To do> Copy the data exactly; pictures stay out of the copy.
** Begin Information shown **
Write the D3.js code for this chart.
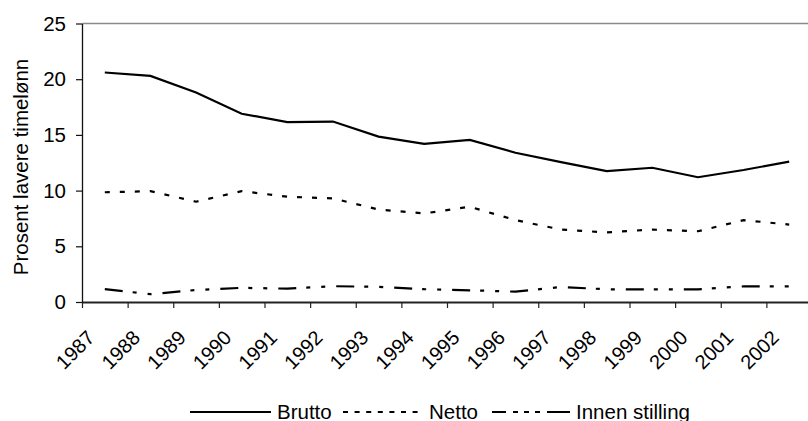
<!DOCTYPE html>
<html><head><meta charset="utf-8">
<script src="https://cdn.jsdelivr.net/npm/d3@7"></script>
<style>
html,body{margin:0;padding:0;background:#fff;}
svg{display:block;font-family:"Liberation Sans",Arial,sans-serif;}
</style></head>
<body>
<svg id="c" width="808" height="421"></svg>
<script>
const years = ["1987","1988","1989","1990","1991","1992","1993","1994","1995","1996","1997","1998","1999","2000","2001","2002"];
const brutto = [20.6,20.3,18.8,16.9,16.15,16.2,14.85,14.2,14.55,13.4,12.55,11.75,12.05,11.2,11.85,12.6];
const netto  = [9.85,9.95,9.0,9.95,9.45,9.3,8.3,7.95,8.55,7.35,6.5,6.25,6.5,6.35,7.35,6.95];
const innen  = [1.15,0.7,1.08,1.27,1.2,1.42,1.36,1.15,1.05,0.93,1.35,1.14,1.14,1.14,1.4,1.4];
const yTicks = [0,5,10,15,20,25];
const seriesNames = ["Brutto","Netto","Innen stilling"];

const svg = d3.select("#c");
const FS = "20.5px";
const mLeft = 82, mTop = 23.5, mBottom = 302, mRight = 812;

const x = d3.scaleLinear().domain([0, years.length]).range([mLeft, mRight]);
const y = d3.scaleLinear().domain([0, 25]).range([mBottom, mTop]);

// top border
svg.append("line").attr("x1", mLeft).attr("x2", 808).attr("y1", y(25)).attr("y2", y(25))
  .attr("stroke", "#8a8a8a").attr("stroke-width", 1.5);

// y axis
const ya = svg.append("g").attr("transform", `translate(${mLeft},0)`)
  .call(d3.axisLeft(y).tickValues(yTicks).tickSize(6).tickSizeOuter(0).tickPadding(10).tickFormat(d3.format("d")));
ya.select(".domain").attr("stroke", "#111").attr("stroke-width", 1.3);
ya.selectAll(".tick line").attr("stroke", "#111").attr("stroke-width", 1.2);
ya.selectAll(".tick text").attr("font-size", FS).attr("font-family", "Liberation Sans, Arial, sans-serif").attr("fill", "#000");

// x axis (ticks at category boundaries)
const xa = svg.append("g").attr("transform", `translate(0,${mBottom})`)
  .call(d3.axisBottom(x).tickValues(d3.range(0, years.length + 1)).tickSize(6).tickSizeOuter(0).tickFormat(""));
xa.select(".domain").attr("stroke", "#222").attr("stroke-width", 1.8);
xa.selectAll(".tick line").attr("stroke", "#222").attr("stroke-width", 1.2);

// x labels
svg.append("g").selectAll("text").data(years).join("text")
  .attr("transform", (d, i) => `translate(${x(i + 0.5) - 9},${mBottom + 37}) rotate(-45)`)
  .attr("text-anchor", "end").attr("font-size", "20px").attr("fill", "#000").text(d => d);

// y label
svg.append("text").attr("transform", `translate(28,167) rotate(-90)`)
  .attr("text-anchor", "middle").attr("font-size", FS).attr("fill", "#000")
  .text("Prosent lavere timelønn");

// lines
const line = d3.line().x((d, i) => x(i + 0.5)).y(d => y(d));
const styles = [
  {data: brutto, dash: null, legDash: null},
  {data: netto, dash: "5,10", legDash: "5,6.6"},
  {data: innen, dash: "18,10,4,11,4,11", legDash: "14,7,5,6,5,6,5,7,23"}
];
styles.forEach(s => {
  svg.append("path").datum(s.data).attr("d", line)
    .attr("fill", "none").attr("stroke", "#000").attr("stroke-width", 2.2)
    .attr("stroke-dasharray", s.dash);
});

// legend
const legX = [190, 343, 492];
const legW = [81, 80, 78];
const legY = 412;
seriesNames.forEach((n, i) => {
  svg.append("line").attr("x1", legX[i]).attr("x2", legX[i] + legW[i]).attr("y1", legY).attr("y2", legY)
    .attr("stroke", "#000").attr("stroke-width", 2.2).attr("stroke-dasharray", styles[i].legDash);
  svg.append("text").attr("x", legX[i] + legW[i] + 6).attr("y", legY + 6.5)
    .attr("font-size", FS).attr("fill", "#000").text(n);
});
</script>
</body></html>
** End Information shown **
Expected output>
Write the D3.js code for this chart.
<!DOCTYPE html>
<html><head><meta charset="utf-8">
<script src="https://cdn.jsdelivr.net/npm/d3@7"></script>
<style>
html,body{margin:0;padding:0;background:#fff;}
svg{display:block;font-family:"Liberation Sans",Arial,sans-serif;}
</style></head>
<body>
<svg id="c" width="808" height="421"></svg>
<script>
const years = ["1987","1988","1989","1990","1991","1992","1993","1994","1995","1996","1997","1998","1999","2000","2001","2002"];
const brutto = [20.6,20.3,18.8,16.9,16.15,16.2,14.85,14.2,14.55,13.4,12.55,11.75,12.05,11.2,11.85,12.6];
const netto  = [9.85,9.95,9.0,9.95,9.45,9.3,8.3,7.95,8.55,7.35,6.5,6.25,6.5,6.35,7.35,6.95];
const innen  = [1.15,0.7,1.08,1.27,1.2,1.42,1.36,1.15,1.05,0.93,1.35,1.14,1.14,1.14,1.4,1.4];
const yTicks = [0,5,10,15,20,25];
const seriesNames = ["Brutto","Netto","Innen stilling"];

const svg = d3.select("#c");
const FS = "20.5px";
const mLeft = 82, mTop = 23.5, mBottom = 302, mRight = 812;

const x = d3.scaleLinear().domain([0, years.length]).range([mLeft, mRight]);
const y = d3.scaleLinear().domain([0, 25]).range([mBottom, mTop]);

// top border
svg.append("line").attr("x1", mLeft).attr("x2", 808).attr("y1", y(25)).attr("y2", y(25))
  .attr("stroke", "#8a8a8a").attr("stroke-width", 1.5);

// y axis
const ya = svg.append("g").attr("transform", `translate(${mLeft},0)`)
  .call(d3.axisLeft(y).tickValues(yTicks).tickSize(6).tickSizeOuter(0).tickPadding(10).tickFormat(d3.format("d")));
ya.select(".domain").attr("stroke", "#111").attr("stroke-width", 1.3);
ya.selectAll(".tick line").attr("stroke", "#111").attr("stroke-width", 1.2);
ya.selectAll(".tick text").attr("font-size", FS).attr("font-family", "Liberation Sans, Arial, sans-serif").attr("fill", "#000");

// x axis (ticks at category boundaries)
const xa = svg.append("g").attr("transform", `translate(0,${mBottom})`)
  .call(d3.axisBottom(x).tickValues(d3.range(0, years.length + 1)).tickSize(6).tickSizeOuter(0).tickFormat(""));
xa.select(".domain").attr("stroke", "#222").attr("stroke-width", 1.8);
xa.selectAll(".tick line").attr("stroke", "#222").attr("stroke-width", 1.2);

// x labels
svg.append("g").selectAll("text").data(years).join("text")
  .attr("transform", (d, i) => `translate(${x(i + 0.5) - 9},${mBottom + 37}) rotate(-45)`)
  .attr("text-anchor", "end").attr("font-size", "20px").attr("fill", "#000").text(d => d);

// y label
svg.append("text").attr("transform", `translate(28,167) rotate(-90)`)
  .attr("text-anchor", "middle").attr("font-size", FS).attr("fill", "#000")
  .text("Prosent lavere timelønn");

// lines
const line = d3.line().x((d, i) => x(i + 0.5)).y(d => y(d));
const styles = [
  {data: brutto, dash: null, legDash: null},
  {data: netto, dash: "5,10", legDash: "5,6.6"},
  {data: innen, dash: "18,10,4,11,4,11", legDash: "14,7,5,6,5,6,5,7,23"}
];
styles.forEach(s => {
  svg.append("path").datum(s.data).attr("d", line)
    .attr("fill", "none").attr("stroke", "#000").attr("stroke-width", 2.2)
    .attr("stroke-dasharray", s.dash);
});

// legend
const legX = [190, 343, 492];
const legW = [81, 80, 78];
const legY = 412;
seriesNames.forEach((n, i) => {
  svg.append("line").attr("x1", legX[i]).attr("x2", legX[i] + legW[i]).attr("y1", legY).attr("y2", legY)
    .attr("stroke", "#000").attr("stroke-width", 2.2).attr("stroke-dasharray", styles[i].legDash);
  svg.append("text").attr("x", legX[i] + legW[i] + 6).attr("y", legY + 6.5)
    .attr("font-size", FS).attr("fill", "#000").text(n);
});
</script>
</body></html>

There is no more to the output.